Consumer demand, Economic growth, Financial Events, Leverage
By Paul Hodges on 22-Jul-2009
Toxic asset.jpg

There are two main views on the financial crisis that began last September. The mainstream view, as expressed by the US Federal Reserve, is that it was a problem of liquidity. Banks became frightened to lend, and so the Fed stepped in as “lender of last resort”. So given time, everything will soon be back to “normal”.

The other view, as expressed by Pimco, the world’s largest bond fund managers, is that the crisis was, and is, about solvency. As they describe it, US consumers have suffered a wealth loss of $15 trn, and global consumers a loss of “multiples of that figure”. As a result, Pimco forecast a “new normal”, for at least a generation, of “higher savings, lower consumption …and growth closer to 2% rather than (the historical) 3.5%”.

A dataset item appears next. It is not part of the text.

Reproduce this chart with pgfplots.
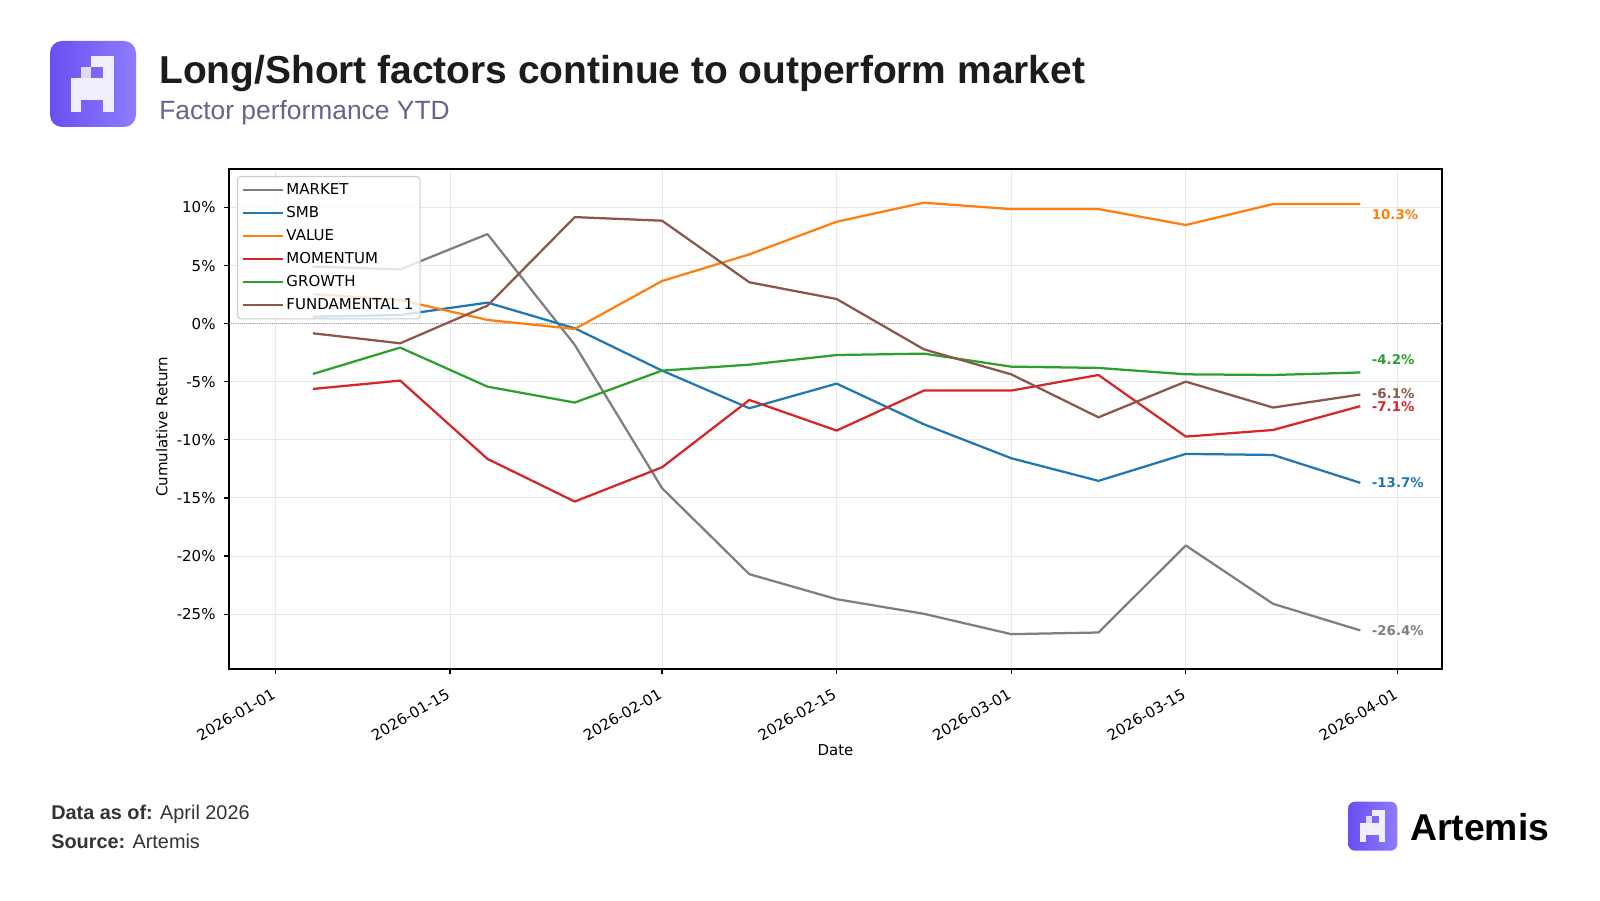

The blog continues to side with the Pimco analysis, for one simple reason. This is that it has long argued that the heart of the financial crisis was the reckless lending to the housing sector. Yet these loans are still on the books of the lenders at close to their original value, at a time when US house prices have fallen by more than 30% from their peak, and the number of foreclosures is still increasing.

Now, a very detailed article in the Wall Street Journal by 2 Stanford University professors analyses the real value of these loans. And they are “clear that the problem was not liquidity, but rather the insolvency risks of counterparties with large holdings of toxic assets on their books”.

It may suit the lenders, and the Federal Reserve, to maintain that the issue is just liquidity. But after reading this article, and the lack of transparency that it describes about the real value of these loans, the blog feels it is only prudent to follow Pimco’s analysis, rather than the Fed’s.